Large-scale projects rarely fail because of a single event. More often, it is a sequence of false assumptions, omissions, and misplaced priorities that accumulates over years before reality becomes impossible to ignore. Saudi Arabia’s Vision 2030 offers a particularly striking example. What began as a confident promise of the future is increasingly turning into a case study of how political ambition, economic dependencies, and structural misjudgments interact. The following chronological error analysis traces the decisions and flawed assumptions that have led Saudi Arabia step by step into its current situation.

Phase 1: The Error of Boundless Overconfidence

At the outset of Vision 2030 lay a fundamental miscalculation: the assumption that financial ambition comes without a price. Buoyed by years of high oil revenues, Saudi leadership developed the conviction that capital would always be available in unlimited supply. This overconfidence led to the systematic underestimation—or outright neglect—of costs, risks, and alternative scenarios. Instead of realistic budget frameworks, superlatives and symbolic scale dominated planning.

Phase 2: Oversized Planning Lacking Economic Grounding

In a second step, this error manifested itself in the very design of the megaprojects. Projects such as NEOM or the Mukaab were conceived from the outset on a scale that left little room for incremental development.
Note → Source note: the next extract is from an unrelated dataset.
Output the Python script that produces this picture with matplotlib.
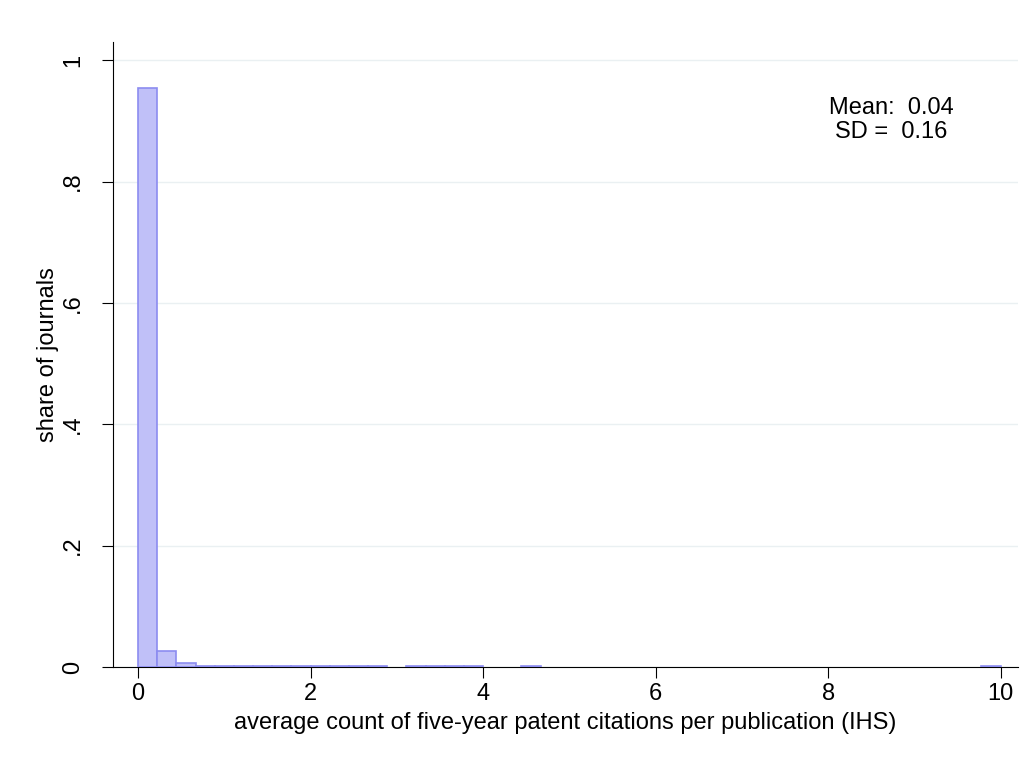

Robust feasibility studies, realistic demand forecasts, and clearly defined economic return models were largely absent. International attention took precedence over long-term economic viability.

Phase 3: Continued Dependence on Oil Despite Diversification Rhetoric
Another central mistake lay in the contradiction between ambition and reality. Although Vision 2030 explicitly promoted a move away from oil dependence, the financing of the projects remained, in practice, closely tied to oil prices. When these prices fluctuated and at times declined, it became evident that the new economic strategy was resting on an old, unstable foundation.

Phase 4: Misjudgment of Global Financial Conditions

At the same time, Saudi Arabia underestimated shifts in international financial markets. Many projects were planned during a period of low interest rates and abundant global liquidity. The abrupt transition to an environment of rising interest rates, more cautious investors, and altered risk appetites represented a massive external shock—one for which the projects were unprepared.

Phase 5: Ignored Implementation Risks

Another frequently overlooked error lay in operational execution. Exploding construction costs, limited local skilled labor, technological uncertainties, and logistical challenges in extreme environments were insufficiently accounted for in early planning stages. The complexity of implementing multiple megaprojects simultaneously overwhelmed administrative structures and project management capacities.

Phase 6: Delayed Course Correction

Only when financial constraints became apparent did a cautious reassessment begin. By that point, however, enormous sums had already been committed and political expectations firmly established. The necessary scaling back, delays, or restructuring of projects therefore appeared less like strategic adjustment and more like forced crisis management.

Conclusion: A Chain of Systemic Misjudgments

The current situation is not the result of a single mistake, but of a chronological chain of miscalculations: early-stage hubris, unrealistic planning, continued oil dependence, misjudgment of global financial conditions, and operational blind spots. Vision 2030 has so far not failed due to a lack of political will, but because of the gap between political vision and economic reality. Whether lessons are learned from these mistakes will determine whether the vision is ultimately corrected—or permanently disenchanted.